31 MAY 2003, Page 7

When rights are wron

Nvhen the European Union drafted its Charter of Fundamental Rights at Nice three years ago, it wasn't immediately obvious that among the first beneficiaries would be testosterone-charged male drivers bullying their way along the autobahn. But it is they, conclude lawyers working for British insurers, who have the most reason to celebrate the new diktats on sexual equality. A proposed European directive will, it seems, outlaw differential pricing of insurance policies according to sex. Women, in other words, will be denied the lower premiums they have long enjoyed in Britain and, in effect, be forced to subsidise male drivers.

Is this really how the bra-burners of old intended the war of the sexes to end: in a transfer of wealth from level-headed shopgirls pottering to work in their Metros to boy-racers screeching away from the traffic lights in Beamers with low-profile tyres? It is hard to believe, either, that this was the intention of high-minded EU officials when drawing up their charter.
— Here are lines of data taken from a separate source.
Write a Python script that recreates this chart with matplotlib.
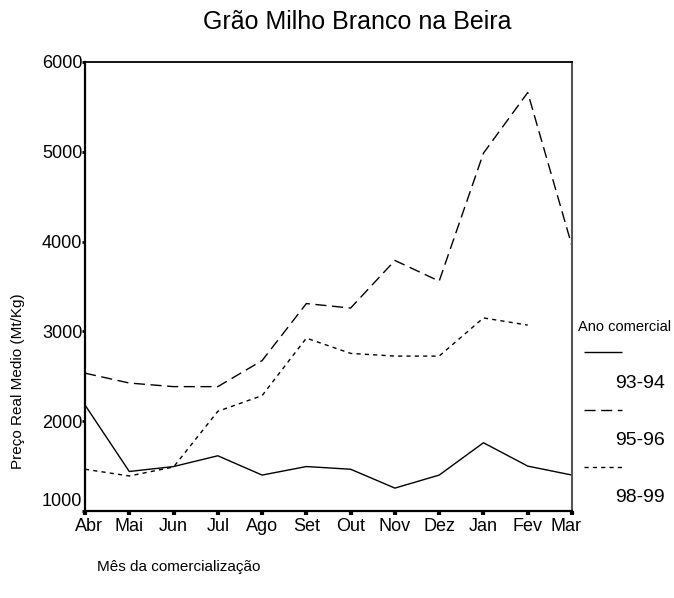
import numpy as np
from matplotlib import pyplot as plt
from matplotlib.lines import Line2D
from matplotlib.transforms import ScaledTranslation

plt.rcParams['font.family'] = ['Liberation Sans', 'DejaVu Sans']

meses = ['Abr', 'Mai', 'Jun', 'Jul', 'Ago', 'Set', 'Out', 'Nov', 'Dez', 'Jan', 'Fev', 'Mar']
anos = ['93-94', '95-96', '98-99']
p9394 = [2180, 1440, 1495, 1615, 1400, 1495, 1465, 1255, 1400, 1760, 1500, 1400]
p9596 = [2535, 2425, 2385, 2385, 2675, 3310, 3260, 3790, 3560, 4985, 5660, 3950]
p9899 = [1465, 1390, 1490, 2110, 2285, 2925, 2755, 2725, 2725, 3150, 3070, np.nan]

estilos = [(0, ()), (0, (8, 4)), (0, (3, 3))]

fig = plt.figure(figsize=(6.74, 5.98), dpi=100)
ax = fig.add_axes([85/674, 1-511/598, 487/674, 449/598])

x = np.arange(len(meses))
for serie, ls in zip([p9394, p9596, p9899], estilos):
    ax.plot(x, serie, color='black', linewidth=1.0, linestyle=ls)

ax.set_xlim(0, len(meses)-1)
ax.set_ylim(1000, 6000)
ax.set_xticks(x)
ax.set_xticklabels(meses)
ax.set_yticks([1000, 2000, 3000, 4000, 5000, 6000])
ax.tick_params(axis='x', direction='out', length=3, width=3, labelsize=13, pad=2)
ax.tick_params(axis='y', direction='out', length=2, width=2, labelsize=13, pad=0)
for s in ['left', 'bottom']:
    ax.spines[s].set_linewidth(1.6)
ax.spines['top'].set_linewidth(1.3)
ax.spines['right'].set_color('#555555')
ax.spines['right'].set_linewidth(1.5)

# rótulos das pontas puxados para dentro, como no original
def desloca(lbl, dx, dy):
    lbl.set_transform(lbl.get_transform() + ScaledTranslation(dx/100, dy/100, fig.dpi_scale_trans))

desloca(ax.get_yticklabels()[0], 0, 11)
desloca(ax.get_xticklabels()[0], 4, 0)
desloca(ax.get_xticklabels()[-1], -6, 0)

fig.text(357/674, 1-22/598, 'Grão Milho Branco na Beira', ha='center', va='center', fontsize=18)
fig.text(18/674, 1-381/598, 'Preço Real Medio (Mt/Kg)', rotation=90, ha='center', va='center', fontsize=11)
fig.text(97/674, 1-567/598, 'Mês da comercialização', ha='left', va='center', fontsize=11)

# legenda manual
fig.text(578/674, 1-327/598, 'Ano comercial', ha='left', va='center', fontsize=10.5)
for i, (nome, ls) in enumerate(zip(anos, estilos)):
    yl = 1 - (352 + 57.5*i)/598
    fig.add_artist(Line2D([584/674, 622/674], [yl, yl], color='black', linewidth=1.0,
                          linestyle=ls, transform=fig.transFigure))
    fig.text(615/674, yl - 31/598, nome, ha='left', va='center', fontsize=14)

plt.savefig('out.png', dpi=100)
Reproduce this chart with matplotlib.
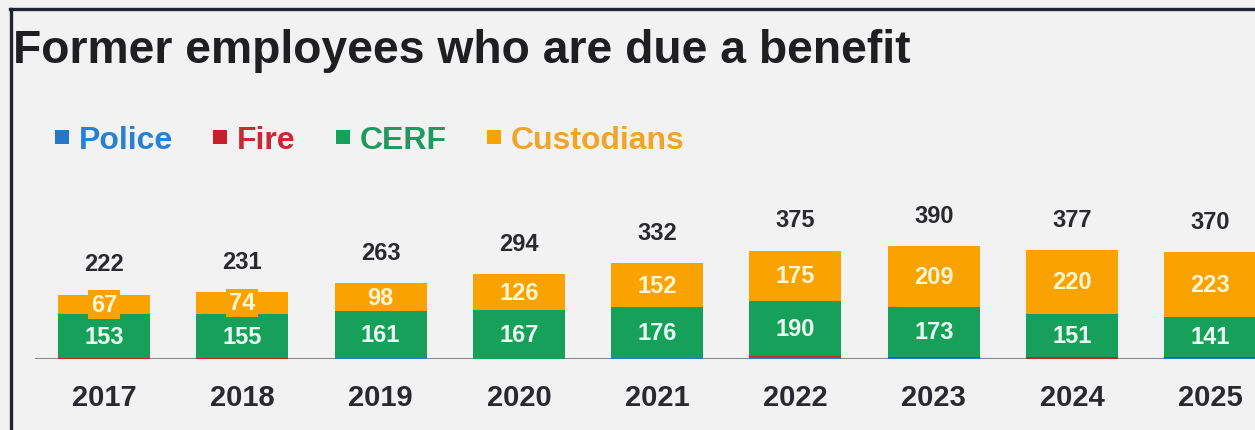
import matplotlib.pyplot as plt
from matplotlib.lines import Line2D
import numpy as np

plt.rcParams['font.family'] = ['Liberation Sans', 'DejaVu Sans']

years = ['2017', '2018', '2019', '2020', '2021', '2022', '2023', '2024', '2025']
police = [1, 1, 2, 0, 2, 6, 5, 1, 4]
fire = [1, 1, 2, 1, 2, 4, 3, 5, 2]
cerf = [153, 155, 161, 167, 176, 190, 173, 151, 141]
custodians = [67, 74, 98, 126, 152, 175, 209, 220, 223]

names = ['Police', 'Fire', 'CERF', 'Custodians']
colors = ['#2478c8', '#c8202a', '#17a05a', '#f9a200']
text_colors = ['#2a80d0', '#c62a34', '#1f9a5e', '#f0a52a']

W, H = 1255, 431
fig = plt.figure(figsize=(W / 100, H / 100), dpi=100, facecolor='#f2f2f2')

# dark frame along the top and left edge
fig.add_artist(Line2D([10 / W, 1], [1 - 9.5 / H, 1 - 9.5 / H], color='#1e2530', lw=2.4))
fig.add_artist(Line2D([11 / W, 11 / W], [0, 1 - 9.5 / H], color='#1e2530', lw=2.4))

fig.text(13 / W, 1 - 63 / H, 'Former employees who are due a benefit',
         fontsize=33.3, fontweight='bold', color='#1f1f22', va='baseline', ha='left')

# axes placed so that 0 sits on the baseline
ax = fig.add_axes([35 / W, (H - 360) / H, (W - 35) / W, 200 / H])
ax.set_facecolor('none')
ax.set_xlim(-0.499, 8.323)
ax.set_ylim(0, 200 / 0.289)

x = np.arange(len(years))
width = 0.665
series = [police, fire, cerf, custodians]
bottom = np.zeros(len(years))
for vals, col, name in zip(series, colors, names):
    vals = np.array(vals, dtype=float)
    ax.bar(x, vals, width, bottom=bottom, color=col, label=name, zorder=2)
    if name in ('CERF', 'Custodians'):
        lab_col = '#eafff2' if name == 'CERF' else '#fff6d8'
        for xi, b, v in zip(x, bottom, vals):
            ax.text(xi, b + v / 2, f'{int(v)}', ha='center', va='center',
                    fontsize=17, fontweight='bold', color=lab_col, zorder=4,
                    bbox=dict(boxstyle='square,pad=0.12', fc=col, ec='none'))
    bottom += vals

totals = bottom
for xi, t in zip(x, totals):
    ax.annotate(f'{int(t)}', (xi, t), xytext=(0, 14), textcoords='offset points',
                ha='center', va='bottom', fontsize=17, fontweight='bold',
                color='#2a2a2e')

ax.axhline(0, color='#878787', lw=2.2, zorder=1)

ax.set_xticks(x)
ax.set_xticklabels(years, fontsize=21, fontweight='bold', color='#2a2a2e')
ax.tick_params(axis='x', length=0, pad=17)
ax.set_yticks([])
for s in ax.spines.values():
    s.set_visible(False)

# legend as coloured squares with coloured bold labels
handles = [Line2D([], [], marker='s', ls='none', color=c, markersize=9.5, markeredgewidth=0)
           for c in colors]
leg = fig.legend(handles, names, loc='center left', bbox_to_anchor=(55 / W, 1 - 141 / H),
                 ncol=4, frameon=False, fontsize=23, handlelength=0.45,
                 handletextpad=0.3, columnspacing=1.25, borderpad=0, borderaxespad=0)
for txt, c in zip(leg.get_texts(), text_colors):
    txt.set_color(c)
    txt.set_fontweight('bold')

fig.savefig('out.png', dpi=100, facecolor=fig.get_facecolor())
But such are the perversities of the code-based system of law that is increasingly being used to override the more pragmatic British tradition.

If the tendency of rights charters to generate unintended consequences is not obvious to Valery Giscard d'Estaing, who has proposed to incorporate the charter on fundamental rights into the European constitution he is drafting, it should be clear to Tony Blair. One of his early initiatives as Labour leader was to draw up rules to impose women-only shortlists on the party committees picking candidates to fight the 1997 general election. The shortlists were promptly ruled to be in contravention of the Sex Discrimination Act which Labour had passed during its previous period in office in 1975.
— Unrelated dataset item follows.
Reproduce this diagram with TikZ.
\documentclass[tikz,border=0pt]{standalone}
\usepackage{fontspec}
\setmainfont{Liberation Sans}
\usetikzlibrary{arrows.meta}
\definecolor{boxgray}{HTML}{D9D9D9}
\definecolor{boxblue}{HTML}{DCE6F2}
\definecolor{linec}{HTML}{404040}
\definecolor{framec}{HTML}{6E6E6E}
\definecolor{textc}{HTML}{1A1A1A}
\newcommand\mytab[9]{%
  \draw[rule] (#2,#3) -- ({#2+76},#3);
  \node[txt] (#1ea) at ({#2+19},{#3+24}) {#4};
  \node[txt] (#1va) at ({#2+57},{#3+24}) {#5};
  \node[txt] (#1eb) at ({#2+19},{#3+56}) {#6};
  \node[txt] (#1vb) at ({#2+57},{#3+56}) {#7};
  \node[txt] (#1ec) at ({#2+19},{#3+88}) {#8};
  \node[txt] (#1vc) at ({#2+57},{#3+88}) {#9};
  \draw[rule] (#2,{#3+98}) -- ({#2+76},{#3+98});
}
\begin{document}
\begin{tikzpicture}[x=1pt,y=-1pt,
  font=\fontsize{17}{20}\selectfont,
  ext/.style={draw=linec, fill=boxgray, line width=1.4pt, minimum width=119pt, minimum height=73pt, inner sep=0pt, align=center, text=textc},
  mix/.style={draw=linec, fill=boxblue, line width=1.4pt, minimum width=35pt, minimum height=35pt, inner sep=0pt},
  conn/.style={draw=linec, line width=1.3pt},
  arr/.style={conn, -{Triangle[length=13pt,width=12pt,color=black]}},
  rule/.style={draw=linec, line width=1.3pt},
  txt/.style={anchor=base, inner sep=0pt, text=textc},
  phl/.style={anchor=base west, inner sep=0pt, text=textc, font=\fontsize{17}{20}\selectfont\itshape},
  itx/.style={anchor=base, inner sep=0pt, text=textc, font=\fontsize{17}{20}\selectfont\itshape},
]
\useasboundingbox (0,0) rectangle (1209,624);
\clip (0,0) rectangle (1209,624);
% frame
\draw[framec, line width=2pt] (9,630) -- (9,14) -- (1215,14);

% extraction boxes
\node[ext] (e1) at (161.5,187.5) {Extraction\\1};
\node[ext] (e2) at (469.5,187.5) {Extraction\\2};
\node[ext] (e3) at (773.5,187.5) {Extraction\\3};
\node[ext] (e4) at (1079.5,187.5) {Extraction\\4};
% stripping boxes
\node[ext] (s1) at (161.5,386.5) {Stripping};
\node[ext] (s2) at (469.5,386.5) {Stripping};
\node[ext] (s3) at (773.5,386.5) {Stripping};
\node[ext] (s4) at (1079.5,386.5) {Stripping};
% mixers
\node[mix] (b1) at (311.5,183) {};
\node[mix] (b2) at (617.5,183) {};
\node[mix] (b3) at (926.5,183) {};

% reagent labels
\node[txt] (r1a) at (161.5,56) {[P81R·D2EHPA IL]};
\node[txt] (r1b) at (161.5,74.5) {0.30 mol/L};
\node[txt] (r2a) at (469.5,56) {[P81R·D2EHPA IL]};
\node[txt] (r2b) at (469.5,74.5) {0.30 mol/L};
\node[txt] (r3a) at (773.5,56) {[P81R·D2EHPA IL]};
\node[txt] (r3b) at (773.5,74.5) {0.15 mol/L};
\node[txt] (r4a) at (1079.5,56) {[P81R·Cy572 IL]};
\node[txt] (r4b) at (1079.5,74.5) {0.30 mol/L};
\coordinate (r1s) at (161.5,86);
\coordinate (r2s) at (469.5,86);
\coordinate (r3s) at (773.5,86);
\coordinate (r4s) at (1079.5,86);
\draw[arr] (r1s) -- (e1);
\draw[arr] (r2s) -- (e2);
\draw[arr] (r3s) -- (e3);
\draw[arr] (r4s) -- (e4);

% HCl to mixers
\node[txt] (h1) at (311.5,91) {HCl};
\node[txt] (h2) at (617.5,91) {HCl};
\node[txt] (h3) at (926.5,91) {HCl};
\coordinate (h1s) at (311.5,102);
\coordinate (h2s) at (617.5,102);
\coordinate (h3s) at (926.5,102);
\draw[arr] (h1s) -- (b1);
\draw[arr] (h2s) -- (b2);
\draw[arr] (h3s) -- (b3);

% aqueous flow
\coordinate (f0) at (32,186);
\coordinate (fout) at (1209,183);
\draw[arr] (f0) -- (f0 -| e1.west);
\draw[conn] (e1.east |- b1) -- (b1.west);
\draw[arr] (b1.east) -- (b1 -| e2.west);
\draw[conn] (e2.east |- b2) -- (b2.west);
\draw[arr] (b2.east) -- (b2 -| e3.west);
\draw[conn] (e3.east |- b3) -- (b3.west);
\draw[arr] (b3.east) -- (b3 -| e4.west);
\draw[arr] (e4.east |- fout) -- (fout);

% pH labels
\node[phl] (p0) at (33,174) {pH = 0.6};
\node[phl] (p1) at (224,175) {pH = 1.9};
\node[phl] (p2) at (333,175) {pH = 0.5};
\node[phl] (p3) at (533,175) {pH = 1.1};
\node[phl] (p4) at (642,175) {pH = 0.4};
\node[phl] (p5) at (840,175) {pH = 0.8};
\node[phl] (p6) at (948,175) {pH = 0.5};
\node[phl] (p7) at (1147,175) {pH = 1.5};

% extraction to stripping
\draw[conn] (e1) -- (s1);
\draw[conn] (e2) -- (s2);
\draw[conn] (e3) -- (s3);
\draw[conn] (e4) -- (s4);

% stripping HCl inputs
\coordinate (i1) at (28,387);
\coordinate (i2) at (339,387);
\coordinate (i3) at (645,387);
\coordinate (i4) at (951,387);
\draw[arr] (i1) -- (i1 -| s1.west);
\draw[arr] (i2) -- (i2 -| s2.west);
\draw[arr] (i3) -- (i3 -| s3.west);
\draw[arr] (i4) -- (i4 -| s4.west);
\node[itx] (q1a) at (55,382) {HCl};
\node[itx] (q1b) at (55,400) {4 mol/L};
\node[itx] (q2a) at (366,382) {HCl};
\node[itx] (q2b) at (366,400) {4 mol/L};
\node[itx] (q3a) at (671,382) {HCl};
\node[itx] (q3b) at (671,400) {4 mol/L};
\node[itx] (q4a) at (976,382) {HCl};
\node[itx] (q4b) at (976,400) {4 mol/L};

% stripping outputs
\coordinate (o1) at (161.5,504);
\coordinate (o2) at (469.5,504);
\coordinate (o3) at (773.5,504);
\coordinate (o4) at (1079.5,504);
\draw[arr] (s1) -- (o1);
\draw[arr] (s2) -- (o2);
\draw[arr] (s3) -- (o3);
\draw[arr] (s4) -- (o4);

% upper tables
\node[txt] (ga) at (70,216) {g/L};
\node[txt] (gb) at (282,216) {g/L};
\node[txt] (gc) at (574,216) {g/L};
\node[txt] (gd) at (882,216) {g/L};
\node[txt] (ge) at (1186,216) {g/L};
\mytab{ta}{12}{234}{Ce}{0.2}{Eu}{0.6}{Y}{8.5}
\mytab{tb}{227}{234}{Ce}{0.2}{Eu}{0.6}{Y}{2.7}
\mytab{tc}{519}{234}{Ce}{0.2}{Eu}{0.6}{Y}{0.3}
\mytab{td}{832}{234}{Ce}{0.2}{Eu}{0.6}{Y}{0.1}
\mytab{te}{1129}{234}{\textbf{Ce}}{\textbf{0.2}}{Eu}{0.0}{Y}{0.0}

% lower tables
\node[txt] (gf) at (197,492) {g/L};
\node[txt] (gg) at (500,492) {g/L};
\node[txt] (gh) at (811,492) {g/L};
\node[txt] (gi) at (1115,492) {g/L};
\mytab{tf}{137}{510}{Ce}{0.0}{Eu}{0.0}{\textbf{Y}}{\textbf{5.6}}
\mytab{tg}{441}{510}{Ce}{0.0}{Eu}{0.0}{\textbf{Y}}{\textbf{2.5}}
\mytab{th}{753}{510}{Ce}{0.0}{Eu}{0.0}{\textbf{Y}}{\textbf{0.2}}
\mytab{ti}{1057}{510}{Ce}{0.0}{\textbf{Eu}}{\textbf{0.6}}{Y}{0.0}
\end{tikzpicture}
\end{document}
What happened next is a warning to all citizens who might be fooled into thinking that a human-rights charter will protect them from the arbitrary rule of their government. Unwilling to drop his commitment to bring more female MPs to Westminster, Mr Blair simply introduced a law specifically exempting political parties from the Sex Discrimination Act. The luxury of being able to grant oneself exemption from the law is not, however, available to the many individu als and businesses that have been inconvenienced and left out of pocket by the Sex Discrimination Act. The 'eternal' principles of justice promised by human rights are no such thing: our governors retain the right to make rules as they see fit; it is just that human rights provides them with a powerful new language with which to justify their wheezes.

The tragedy of the proposed EU constitution is that it uses supposedly eternal principles of justice in order to cover up a loss of democracy. No matter how soothing the government's assurances to the contrary, it is quite clear that, should the constitution be passed in anything like its current form, fewer decisions will be made at a national level and more will be made

at a European level. This would not matter so much were the European Union organised along the lines of a national democracy. If an MEP for South-east England had as genuine a chance to debate and vote on new legislation as has the backbench member for Wyre Forest, we would have a system of government which offended many British patriots, but nobody could complain that it wasn't democratic.

The European constitution does not foresee such a system. Far from it; European law-making will continue to be made via a nebulous construct of committees and commissions, and rubber-stamped by ministers and civil servants over a good lunch at the next summit. It is the contention of the likes of Valery Giscard d'Estaing that this does not matter: Europeans can sleep easy in their beds, he asserts, because they will forever be protected by a fundamental charter of rights, constant reference to which will keep a check on unfair law.

That is a high hope indeed. A reading of the EU Charter of Fundamental Rights suggests that it will continue to throw up perverse laws along the lines of the prohibition of cheaper rates for female motorists. The clause demanding equality of men and women in all areas would seem to place a burden on hospitals to ensure that there were just as many midhusbands working on the maternity wards as widwives. The 'right of access to preventive medicine' will, you can be sure, be used to make us eat more olive oil and other surplus products of European farmers. Many of the provisions, such as the right to work, seem to be stuck in a postwar, Keynesian wonderland where governments saw it as their duty to supply jobs to the populace. Pointedly, there would no right to trade freely across the borders of the EU.

Under a section described as 'solidarity', all workers in the EU would be assured the right to be consulted over changes to their employment. The same right does not appear to apply to citizens wanting to express their opinion on changes to their relationship with their governments. We think it should. It was The Spectator which initiated the campaign for a referendum over the EU constitution, and we thank the several hundred readers who have written in support. The government will ignore the campaign at its peril. A charter of fundamental rights is no substitute for democracy.